Part II: What Lies Beneath 897 Broadway

If you have been following BFA long enough, you probably remember a post on 897 Broadway from 2012.

Here it is.

What Lies Beneath 897 Broadway

(click on images for full view)

Last week when I posted about the Lumen Bearing Company, Greg Witul commented on the post asking where I got the old picture of the factory.  I couldn’t remember exactly and then pulled out the book I thought it was from.  It came from a 50th anniversary book for Saint Stanislaus Church.

While flipping through the book, a photo of 897 Broadway caught my eye.  I scanned the photo tonight and pulled some pictures from Google Maps of what is there now.  When I started looking at the photos, I noticed right away that the original building is still there.  It is hidden behind what was built out of it.

If you examine the pictures closely, you can see it.  You will also notice that part of the building’s white facade is still visible.  I don’t know how much else of it remains, but it was cool to make this discovery.

The 1923 photo shows the Broadway Bakery.  Truly a great looking building.

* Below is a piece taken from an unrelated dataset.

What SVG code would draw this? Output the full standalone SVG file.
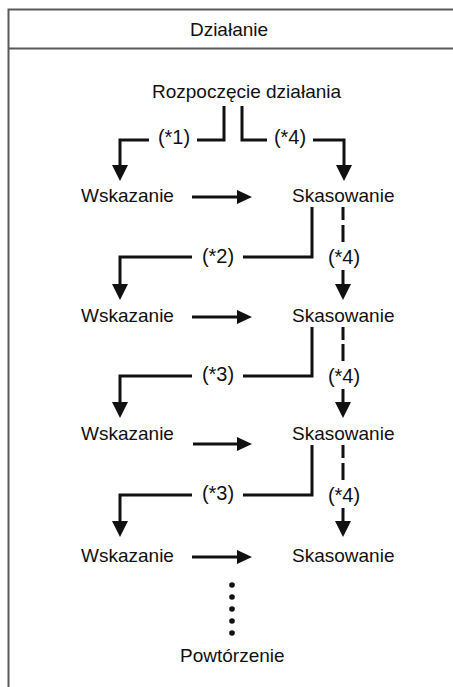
<svg xmlns="http://www.w3.org/2000/svg" width="453" height="687" viewBox="0 0 453 687">
<style>
.t{font-family:"Liberation Sans",Arial,sans-serif;font-size:19px;fill:#111}
.l{font-family:"Liberation Sans",Arial,sans-serif;font-size:20px;fill:#111;text-anchor:middle}
.c{fill:none;stroke:#111;stroke-width:3;stroke-linejoin:miter}
.a{marker-end:url(#ad)}
.h{marker-end:url(#ah)}
.frame{fill:none;stroke:#5a5a5a;stroke-width:2}
</style>
<defs>
<marker id="ad" viewBox="0 0 16 16" markerWidth="16" markerHeight="16" refX="4" refY="8" orient="auto" markerUnits="userSpaceOnUse"><path d="M0,0 L16,8 L0,16 Z" fill="#111"/></marker>
<marker id="ah" viewBox="0 0 15 14" markerWidth="15" markerHeight="14" refX="3" refY="7" orient="auto" markerUnits="userSpaceOnUse"><path d="M0,0 L15,7 L0,14 Z" fill="#111"/></marker>
</defs>
<rect width="453" height="687" fill="#fff"/>
<g id="frame">
<path class="frame" d="M8.5,687 V9.5 H453 M8.5,48.5 H453"/>
<text class="t" x="229" y="36" text-anchor="middle">Działanie</text>
</g>
<g id="start"><text class="t" x="152" y="98">Rozpoczęcie działania</text></g>
<g id="wsk1"><text class="t" x="81" y="202">Wskazanie</text></g>
<g id="sks1"><text class="t" x="292" y="202">Skasowanie</text></g>
<g id="wsk2"><text class="t" x="81" y="322">Wskazanie</text></g>
<g id="sks2"><text class="t" x="292" y="322">Skasowanie</text></g>
<g id="wsk3"><text class="t" x="81" y="440">Wskazanie</text></g>
<g id="sks3"><text class="t" x="292" y="440">Skasowanie</text></g>
<g id="wsk4"><text class="t" x="81" y="562">Wskazanie</text></g>
<g id="sks4"><text class="t" x="292" y="562">Skasowanie</text></g>
<g id="repeat">
<g fill="#111"><circle cx="232" cy="585" r="2.8"/><circle cx="232" cy="597" r="2.8"/><circle cx="232" cy="609" r="2.8"/><circle cx="232" cy="621" r="2.8"/><circle cx="232" cy="633" r="2.8"/></g>
<text class="t" x="180" y="662">Powtórzenie</text>
</g>
<g id="connectors">
<!-- row 1 -->
<path class="c" d="M224,106 V140 H197"/>
<path class="c a" d="M149,140 H120 V169"/>
<path class="c" d="M242,106 V140 H267"/>
<path class="c a" d="M313,140 H344 V169"/>
<text class="l" x="174" y="144">(*1)</text>
<text class="l" x="290" y="144">(*4)</text>
<path class="c h" d="M192,197 H240"/>
<!-- row 2 -->
<path class="c" d="M312,207 V257 H243"/>
<path class="c a" d="M192,257 H120 V288"/>
<text class="l" x="218" y="263">(*2)</text>
<path class="c" d="M343,207 V220 M343,225 V242"/>
<path class="c a" d="M343,270 V288"/>
<text class="l" x="344" y="264">(*4)</text>
<path class="c h" d="M192,317 H240"/>
<!-- row 3 -->
<path class="c" d="M312,327 V376 H243"/>
<path class="c a" d="M192,376 H120 V406"/>
<text class="l" x="218" y="381">(*3)</text>
<path class="c" d="M343,327 V340 M343,344 V361"/>
<path class="c a" d="M343,389 V406"/>
<text class="l" x="344" y="383">(*4)</text>
<path class="c h" d="M193,444 H240"/>
<!-- row 4 -->
<path class="c" d="M312,445 V495 H243"/>
<path class="c a" d="M192,495 H120 V525"/>
<text class="l" x="218" y="500">(*3)</text>
<path class="c" d="M343,445 V458 M343,463 V480"/>
<path class="c a" d="M343,508 V525"/>
<text class="l" x="344" y="502">(*4)</text>
<path class="c h" d="M192,557 H240"/>
</g>
</svg>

UPDATE from Andy Golebiowski in comments:

Description from the Intensive Level Historic Resources Survey:

Broadway Bakery
897 [881] Broadway

Date: 1914
Architect:
Władysław H. Zawadzki,
Original Use: Commercial
Current Use: Vacant

NR Criterion: C

Built as a bakery, store, and
dwelling for Władysław
Niebieszczanski. Its original
richly executed Broadway
façade, of brick and white terra
cotta with copper bays, was
largely effaced when the former
bakery was joined to a
nondescript, late twentieth
century building to the west.

Now here’s the update:

The building is for sale. BFA friend Chrissy Lincoln took the below pictures of 897 earlier today and posted them on Facebook. You can click on images to see full view.

The original building still looks remarkably intact. But as Chrissy points out in her Facebook post, without some TLC, the building seems down the path of demolition. With recent good news about buildings being saved and renovated in the neighborhood, it would be a shame to see this place go away permanently.